--- start of Record excerpts ---

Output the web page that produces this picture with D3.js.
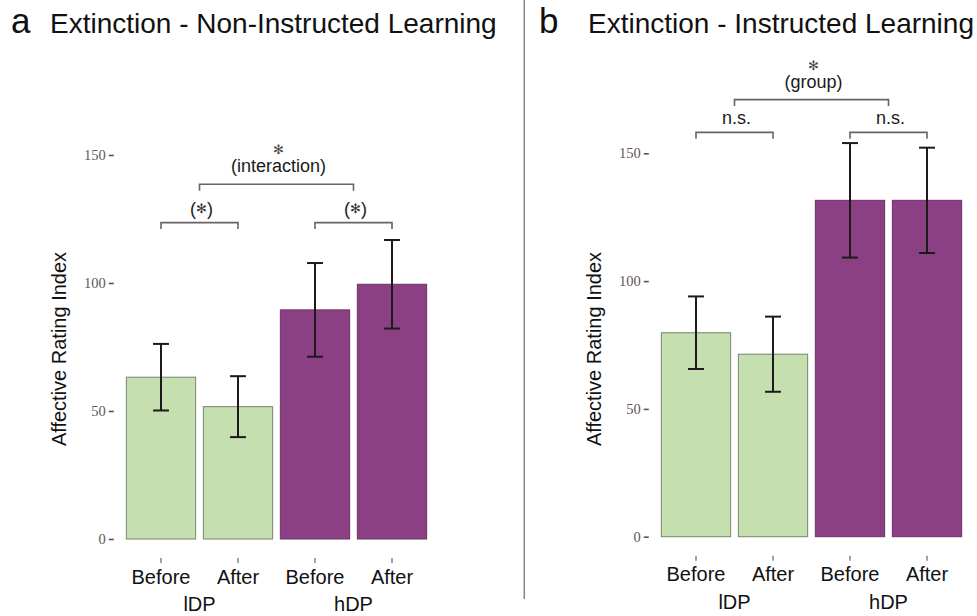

--- end of Record excerpts ---
--- start of Record excerpts ---

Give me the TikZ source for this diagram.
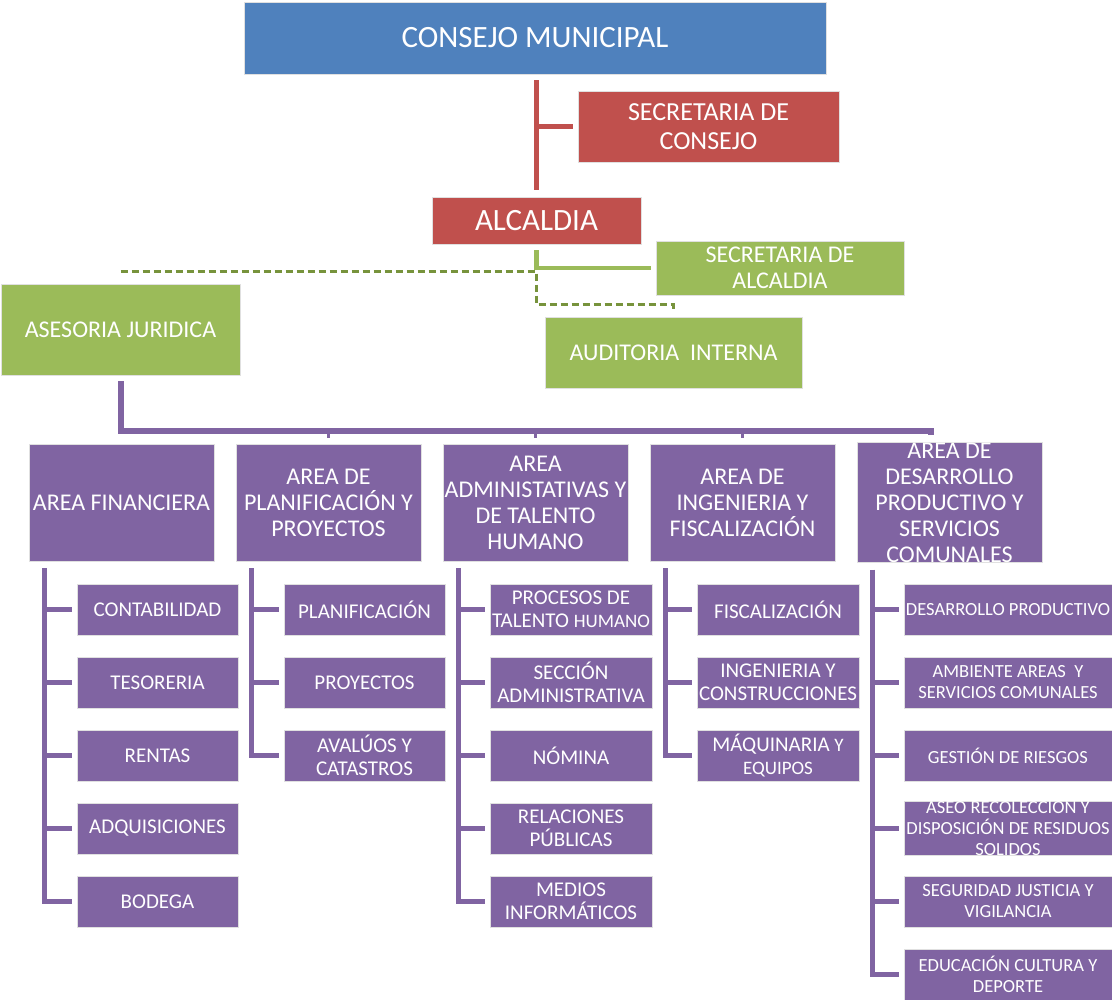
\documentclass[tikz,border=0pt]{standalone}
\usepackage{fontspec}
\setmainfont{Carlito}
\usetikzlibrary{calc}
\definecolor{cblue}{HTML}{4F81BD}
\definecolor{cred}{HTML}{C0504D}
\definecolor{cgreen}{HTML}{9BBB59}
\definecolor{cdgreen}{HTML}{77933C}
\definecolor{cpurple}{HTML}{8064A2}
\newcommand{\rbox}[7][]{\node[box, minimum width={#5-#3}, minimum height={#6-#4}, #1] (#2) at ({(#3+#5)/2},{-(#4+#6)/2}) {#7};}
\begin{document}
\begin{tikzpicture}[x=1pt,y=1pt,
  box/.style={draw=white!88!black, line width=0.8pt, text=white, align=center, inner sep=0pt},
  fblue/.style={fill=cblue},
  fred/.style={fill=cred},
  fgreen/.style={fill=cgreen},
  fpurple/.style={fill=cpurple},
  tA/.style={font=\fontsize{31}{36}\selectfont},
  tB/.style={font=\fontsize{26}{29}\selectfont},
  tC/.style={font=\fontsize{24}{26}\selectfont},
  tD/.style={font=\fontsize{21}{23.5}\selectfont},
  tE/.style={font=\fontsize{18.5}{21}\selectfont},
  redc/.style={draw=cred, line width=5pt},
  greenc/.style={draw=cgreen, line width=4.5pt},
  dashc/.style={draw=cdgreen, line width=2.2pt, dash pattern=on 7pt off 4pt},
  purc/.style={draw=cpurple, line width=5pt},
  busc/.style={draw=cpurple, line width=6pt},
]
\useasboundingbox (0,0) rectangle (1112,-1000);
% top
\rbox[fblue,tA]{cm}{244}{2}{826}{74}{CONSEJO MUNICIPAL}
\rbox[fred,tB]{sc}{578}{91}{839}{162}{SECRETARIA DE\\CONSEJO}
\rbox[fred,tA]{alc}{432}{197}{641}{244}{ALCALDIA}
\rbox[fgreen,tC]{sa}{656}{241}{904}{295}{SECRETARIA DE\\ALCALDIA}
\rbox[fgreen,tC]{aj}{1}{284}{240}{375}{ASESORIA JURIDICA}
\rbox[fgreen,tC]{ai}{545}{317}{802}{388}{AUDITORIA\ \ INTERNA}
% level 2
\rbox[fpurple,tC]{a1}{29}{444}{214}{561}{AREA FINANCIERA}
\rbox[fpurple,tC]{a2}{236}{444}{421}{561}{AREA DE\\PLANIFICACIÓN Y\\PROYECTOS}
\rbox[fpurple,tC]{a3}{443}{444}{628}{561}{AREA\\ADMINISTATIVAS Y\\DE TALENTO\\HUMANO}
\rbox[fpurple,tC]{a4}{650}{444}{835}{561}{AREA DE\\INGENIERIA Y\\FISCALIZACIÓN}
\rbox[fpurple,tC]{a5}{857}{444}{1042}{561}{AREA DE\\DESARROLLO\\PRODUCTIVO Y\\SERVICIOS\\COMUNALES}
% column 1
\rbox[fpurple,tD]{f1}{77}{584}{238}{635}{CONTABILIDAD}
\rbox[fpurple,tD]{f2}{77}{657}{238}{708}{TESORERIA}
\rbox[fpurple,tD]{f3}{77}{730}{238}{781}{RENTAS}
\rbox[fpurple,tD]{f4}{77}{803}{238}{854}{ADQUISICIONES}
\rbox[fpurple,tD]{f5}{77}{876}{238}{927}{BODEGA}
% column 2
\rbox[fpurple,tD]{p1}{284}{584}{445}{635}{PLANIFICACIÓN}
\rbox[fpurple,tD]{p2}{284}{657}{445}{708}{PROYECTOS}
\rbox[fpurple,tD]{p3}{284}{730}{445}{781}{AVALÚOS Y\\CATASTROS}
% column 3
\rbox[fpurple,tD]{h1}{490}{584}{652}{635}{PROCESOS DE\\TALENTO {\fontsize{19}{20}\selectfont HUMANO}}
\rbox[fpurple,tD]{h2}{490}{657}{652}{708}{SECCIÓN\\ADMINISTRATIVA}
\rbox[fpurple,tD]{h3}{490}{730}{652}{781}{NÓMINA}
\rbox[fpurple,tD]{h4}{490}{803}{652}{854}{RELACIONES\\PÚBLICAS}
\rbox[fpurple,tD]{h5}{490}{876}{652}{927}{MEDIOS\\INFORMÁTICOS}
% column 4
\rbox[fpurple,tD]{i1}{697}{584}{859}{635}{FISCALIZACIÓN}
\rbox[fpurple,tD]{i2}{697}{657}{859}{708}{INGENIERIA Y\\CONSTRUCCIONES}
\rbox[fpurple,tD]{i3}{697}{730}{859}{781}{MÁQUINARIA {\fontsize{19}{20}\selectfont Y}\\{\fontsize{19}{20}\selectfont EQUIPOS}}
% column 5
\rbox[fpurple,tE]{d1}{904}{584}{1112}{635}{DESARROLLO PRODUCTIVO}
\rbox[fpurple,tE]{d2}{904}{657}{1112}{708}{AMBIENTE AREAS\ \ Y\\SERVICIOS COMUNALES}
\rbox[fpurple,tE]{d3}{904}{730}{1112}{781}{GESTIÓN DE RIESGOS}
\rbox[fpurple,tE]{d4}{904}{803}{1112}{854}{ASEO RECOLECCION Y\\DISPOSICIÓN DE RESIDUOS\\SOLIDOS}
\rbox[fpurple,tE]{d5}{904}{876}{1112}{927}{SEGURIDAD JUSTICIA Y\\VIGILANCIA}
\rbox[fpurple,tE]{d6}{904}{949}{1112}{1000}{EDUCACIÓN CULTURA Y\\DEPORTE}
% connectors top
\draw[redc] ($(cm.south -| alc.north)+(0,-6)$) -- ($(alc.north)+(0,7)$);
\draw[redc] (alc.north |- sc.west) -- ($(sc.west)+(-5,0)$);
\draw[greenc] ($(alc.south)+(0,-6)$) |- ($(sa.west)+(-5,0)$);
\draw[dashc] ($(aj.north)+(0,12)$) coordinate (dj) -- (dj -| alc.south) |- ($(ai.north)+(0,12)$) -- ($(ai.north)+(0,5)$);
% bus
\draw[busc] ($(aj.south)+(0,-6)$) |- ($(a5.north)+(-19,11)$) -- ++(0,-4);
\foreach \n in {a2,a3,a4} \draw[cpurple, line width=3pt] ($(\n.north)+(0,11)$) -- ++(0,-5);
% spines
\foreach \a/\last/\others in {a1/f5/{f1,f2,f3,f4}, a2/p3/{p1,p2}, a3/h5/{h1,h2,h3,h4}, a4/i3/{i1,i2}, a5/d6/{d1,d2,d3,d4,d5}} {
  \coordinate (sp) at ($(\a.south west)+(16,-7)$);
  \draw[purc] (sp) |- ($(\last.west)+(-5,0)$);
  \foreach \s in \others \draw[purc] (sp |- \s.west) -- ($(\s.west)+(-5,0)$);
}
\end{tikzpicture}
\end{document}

--- end of Record excerpts ---

▶ _Work to be completed_: Find each line holding "this". Copy it out.

▶ _Right answer_:
Output the web page that produces this picture with D3.js.
Give me the TikZ source for this diagram.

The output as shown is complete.